Das AG München hat das vom dortigen Kläger geltend gemachte Interesse, geflüchtete Personen unterstützen zu wollen, als nicht nach Mietvertragsschluss entstanden angesehen, weil zwischen dem Abschluss des Mietvertrages über ein Einfamilienhaus mit einer Wohnfläche von ca. 240 qm für einen Erwachsenen und zwei Kinder (sowie einen Hund) und der Anfrage zur Erteilung einer Untervermieterlaubnis lediglich 3 Monate lagen.

c) Es ist weder vorgetragen noch ersichtlich, dass der – insoweit darlegungs.- und beweisbelasteten – Beklagten (BT-Drs. IV/806 S. 9) die Gestattung der Gebrauchsüberlassung nicht zumutbar wäre, § 553 Abs. 1 Satz 2 BGB.

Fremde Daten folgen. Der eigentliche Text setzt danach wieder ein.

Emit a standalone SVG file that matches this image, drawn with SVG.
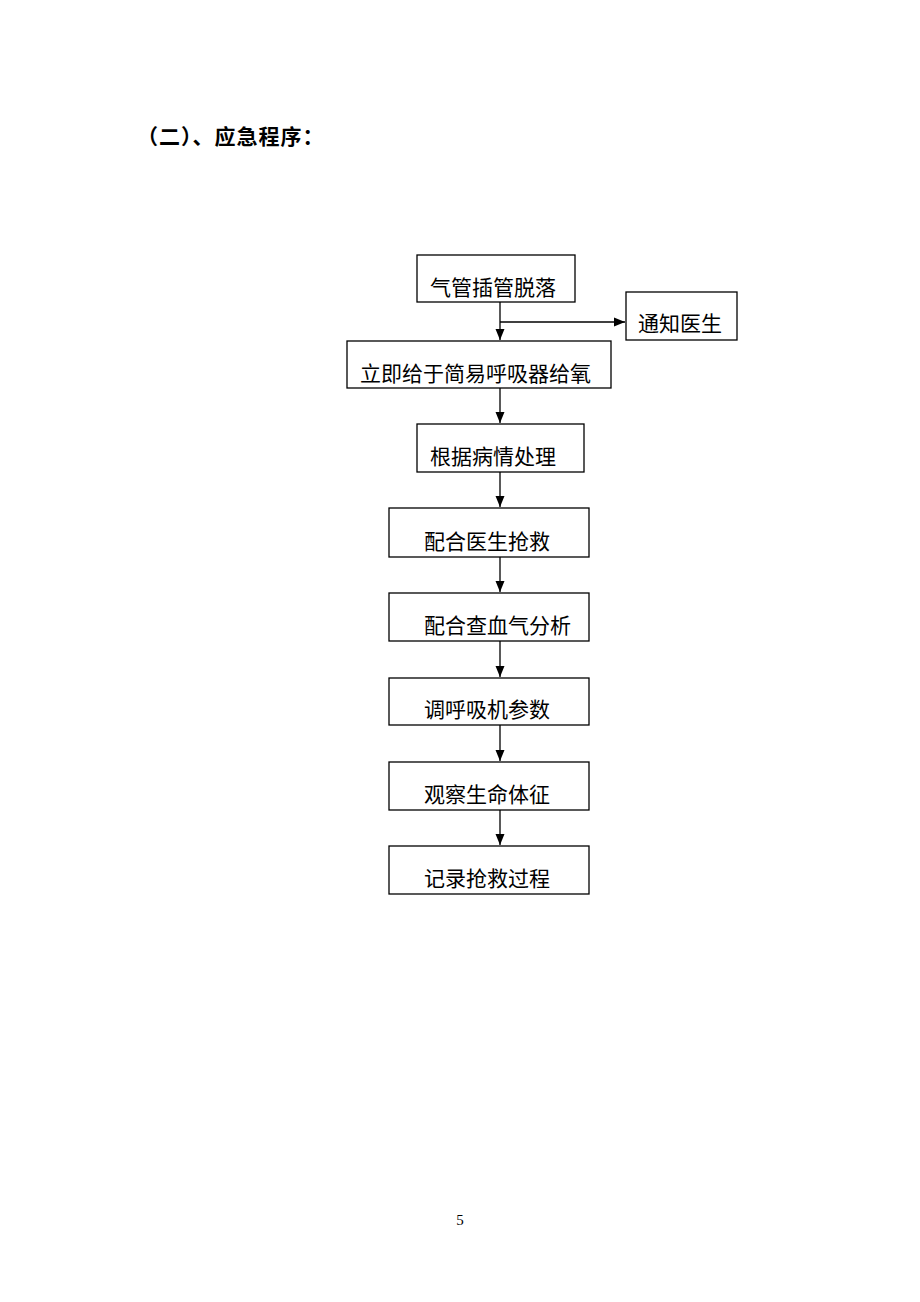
<svg xmlns="http://www.w3.org/2000/svg" width="920" height="1302" viewBox="0 0 920 1302">
<style>
.box{fill:#fff;stroke:#000;stroke-width:1.3}
.t{font-family:"Liberation Serif","Noto Sans CJK SC",serif;font-size:21px;fill:#000}
.c{stroke:#000;stroke-width:1.3;fill:none}
</style>
<defs>
<marker id="ah" markerWidth="12" markerHeight="12" refX="11" refY="5.5" orient="auto" markerUnits="userSpaceOnUse">
<path d="M0,1 L11,5.5 L0,10 Z" fill="#000"/>
</marker>
</defs>
<rect width="920" height="1302" fill="#fff"/>
<text x="137" y="144" letter-spacing="1" style="font-family:'Liberation Serif','Noto Sans CJK SC',serif;font-size:21px;font-weight:bold">（二）、应急程序：</text>
<g id="connectors">
<line class="c" x1="500" y1="302" x2="500" y2="340" marker-end="url(#ah)"/>
<line class="c" x1="500" y1="322" x2="625" y2="322" marker-end="url(#ah)"/>
<line class="c" x1="500" y1="388" x2="500" y2="423" marker-end="url(#ah)"/>
<line class="c" x1="500" y1="472" x2="500" y2="507" marker-end="url(#ah)"/>
<line class="c" x1="500" y1="557" x2="500" y2="592" marker-end="url(#ah)"/>
<line class="c" x1="500" y1="641" x2="500" y2="677" marker-end="url(#ah)"/>
<line class="c" x1="500" y1="725" x2="500" y2="761" marker-end="url(#ah)"/>
<line class="c" x1="500" y1="810" x2="500" y2="845" marker-end="url(#ah)"/>
</g>
<g id="n1"><rect class="box" x="417" y="255" width="158" height="47"/><text class="t" x="430" y="295">气管插管脱落</text></g>
<g id="n_notify"><rect class="box" x="626" y="292" width="111" height="48"/><text class="t" x="638" y="331">通知医生</text></g>
<g id="n2"><rect class="box" x="347" y="341" width="264" height="47"/><text class="t" x="360" y="381">立即给于简易呼吸器给氧</text></g>
<g id="n3"><rect class="box" x="417" y="424" width="167" height="48"/><text class="t" x="430" y="464">根据病情处理</text></g>
<g id="n4"><rect class="box" x="389" y="508" width="200" height="49"/><text class="t" x="424" y="549">配合医生抢救</text></g>
<g id="n5"><rect class="box" x="389" y="593" width="200" height="48"/><text class="t" x="424" y="633">配合查血气分析</text></g>
<g id="n6"><rect class="box" x="389" y="678" width="200" height="47"/><text class="t" x="424" y="717">调呼吸机参数</text></g>
<g id="n7"><rect class="box" x="389" y="762" width="200" height="48"/><text class="t" x="424" y="802">观察生命体征</text></g>
<g id="n8"><rect class="box" x="389" y="846" width="200" height="48"/><text class="t" x="424" y="886">记录抢救过程</text></g>
<text x="460" y="1225" text-anchor="middle" style="font-family:'Liberation Serif',serif;font-size:15px">5</text>
</svg>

Gegen eine Unzumutbarkeit spricht vielmehr der von der Beklagten erstellte Entwurf einer Nachtragsvereinbarung zum Mietvertrag. Danach hätte die Beklagte die Untervermieterlaubnis ohne Weiteres erteilt, wenn die Klägerin einer Änderung der Staffel- in eine Indexmietvereinbarung zugestimmt hätte.

Ein solches Zumutbarkeitskriterium bzw. einen entsprechenden Vorbehalt zugunsten des Vermieters sieht das Gesetz nicht vor.

Es lässt sich auch nicht aus § 553 Abs. 2 BGB herleiten. Unabhängig davon hat die Beklagte nicht einmal andeutungsweise vorgetragen, dass ihre ohne diese weitgehende Vertragsänderung die Untervermietung nicht zumutbar wäre.

2. Die Kostenentscheidung beruht auf § 91 Abs. 1 ZPO; die Entscheidung über die vorläufige Vollstreckbarkeit auf §§ 708 Nr. 10, 713 ZPO.

3. Die Revision ist gemäß § 543 Abs. 1, 2 ZPO nicht zuzulassen, weil die Rechtssache keine grundsätzliche Bedeutung hat und die Fortbildung des Rechts oder die Sicherung einer einheitlichen Rechtsprechung eine Entscheidung des Revisionsgerichts nicht erfordern. Die maßgeblichen Rechtsfragen sind höchstrichterlich geklärt, ohne dass die Kammer davon abweicht.